## BEGIN Data provided

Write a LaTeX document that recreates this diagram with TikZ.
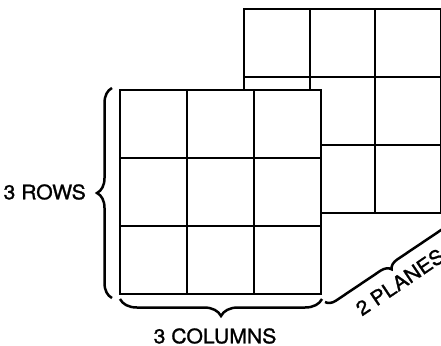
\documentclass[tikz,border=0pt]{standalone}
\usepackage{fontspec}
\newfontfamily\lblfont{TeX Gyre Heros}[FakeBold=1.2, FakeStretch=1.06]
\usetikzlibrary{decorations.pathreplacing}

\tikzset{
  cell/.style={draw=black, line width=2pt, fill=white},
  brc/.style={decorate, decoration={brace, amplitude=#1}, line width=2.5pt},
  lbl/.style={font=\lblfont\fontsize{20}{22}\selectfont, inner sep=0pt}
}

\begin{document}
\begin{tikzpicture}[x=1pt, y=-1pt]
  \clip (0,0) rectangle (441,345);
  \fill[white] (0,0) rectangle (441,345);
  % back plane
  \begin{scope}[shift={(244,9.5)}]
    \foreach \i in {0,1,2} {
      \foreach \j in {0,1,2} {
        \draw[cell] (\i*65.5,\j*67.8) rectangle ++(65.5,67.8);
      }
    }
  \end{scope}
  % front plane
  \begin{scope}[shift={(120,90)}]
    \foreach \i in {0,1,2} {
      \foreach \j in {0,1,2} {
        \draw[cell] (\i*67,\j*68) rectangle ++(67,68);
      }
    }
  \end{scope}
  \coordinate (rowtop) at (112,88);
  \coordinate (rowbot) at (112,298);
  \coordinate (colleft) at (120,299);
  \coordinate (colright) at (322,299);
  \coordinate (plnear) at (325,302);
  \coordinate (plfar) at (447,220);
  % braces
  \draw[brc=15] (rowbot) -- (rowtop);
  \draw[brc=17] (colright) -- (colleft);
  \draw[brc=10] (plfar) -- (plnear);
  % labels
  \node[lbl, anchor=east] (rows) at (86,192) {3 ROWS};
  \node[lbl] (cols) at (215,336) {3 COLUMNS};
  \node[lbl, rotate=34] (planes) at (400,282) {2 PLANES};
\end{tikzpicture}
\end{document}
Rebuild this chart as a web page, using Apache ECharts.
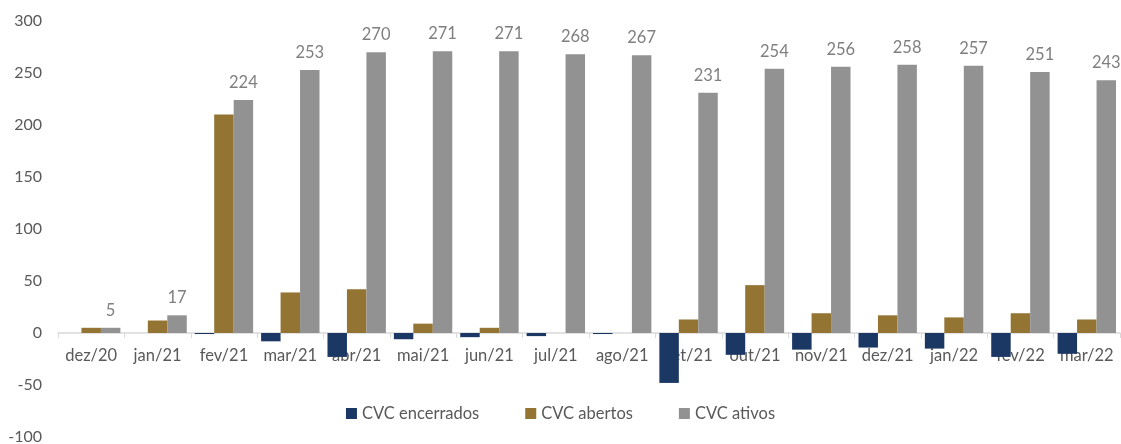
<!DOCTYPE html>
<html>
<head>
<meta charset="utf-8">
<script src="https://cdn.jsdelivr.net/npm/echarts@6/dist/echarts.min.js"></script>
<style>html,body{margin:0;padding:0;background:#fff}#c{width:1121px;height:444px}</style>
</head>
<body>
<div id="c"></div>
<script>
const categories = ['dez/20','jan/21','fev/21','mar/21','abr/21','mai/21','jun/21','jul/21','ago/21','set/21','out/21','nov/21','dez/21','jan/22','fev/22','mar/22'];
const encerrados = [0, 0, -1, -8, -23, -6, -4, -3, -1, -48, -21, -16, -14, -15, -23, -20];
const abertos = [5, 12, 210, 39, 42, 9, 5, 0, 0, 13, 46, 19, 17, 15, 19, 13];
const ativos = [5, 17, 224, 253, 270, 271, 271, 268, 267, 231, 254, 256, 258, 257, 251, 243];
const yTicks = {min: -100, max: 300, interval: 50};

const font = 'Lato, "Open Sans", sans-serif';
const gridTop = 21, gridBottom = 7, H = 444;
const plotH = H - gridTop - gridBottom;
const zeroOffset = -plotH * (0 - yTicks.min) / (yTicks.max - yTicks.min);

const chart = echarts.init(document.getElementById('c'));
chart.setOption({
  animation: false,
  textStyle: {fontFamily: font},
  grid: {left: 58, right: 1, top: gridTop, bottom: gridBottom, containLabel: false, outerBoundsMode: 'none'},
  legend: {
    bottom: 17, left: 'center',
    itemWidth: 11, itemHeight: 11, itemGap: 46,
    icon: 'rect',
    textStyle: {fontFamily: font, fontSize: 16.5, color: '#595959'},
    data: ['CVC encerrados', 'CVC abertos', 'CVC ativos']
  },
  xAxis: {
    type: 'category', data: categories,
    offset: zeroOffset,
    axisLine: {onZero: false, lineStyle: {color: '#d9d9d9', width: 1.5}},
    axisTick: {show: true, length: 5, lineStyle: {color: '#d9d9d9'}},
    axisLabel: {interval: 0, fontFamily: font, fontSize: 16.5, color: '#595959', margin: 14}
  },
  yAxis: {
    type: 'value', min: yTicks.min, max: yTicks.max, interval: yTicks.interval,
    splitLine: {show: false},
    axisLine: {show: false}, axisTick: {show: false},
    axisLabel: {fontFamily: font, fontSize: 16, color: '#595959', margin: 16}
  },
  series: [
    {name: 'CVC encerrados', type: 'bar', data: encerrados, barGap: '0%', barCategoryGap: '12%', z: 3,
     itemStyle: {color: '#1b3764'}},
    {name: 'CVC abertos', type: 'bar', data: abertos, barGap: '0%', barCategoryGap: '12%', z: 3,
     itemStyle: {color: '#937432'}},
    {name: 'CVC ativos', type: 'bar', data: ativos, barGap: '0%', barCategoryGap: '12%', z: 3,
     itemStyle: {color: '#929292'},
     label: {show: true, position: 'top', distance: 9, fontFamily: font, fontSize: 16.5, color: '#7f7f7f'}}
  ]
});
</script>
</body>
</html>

## END Data provided

Extract all lines from the data in which "this" is found.

Write a LaTeX document that recreates this diagram with TikZ.
Rebuild this chart as a web page, using Apache ECharts.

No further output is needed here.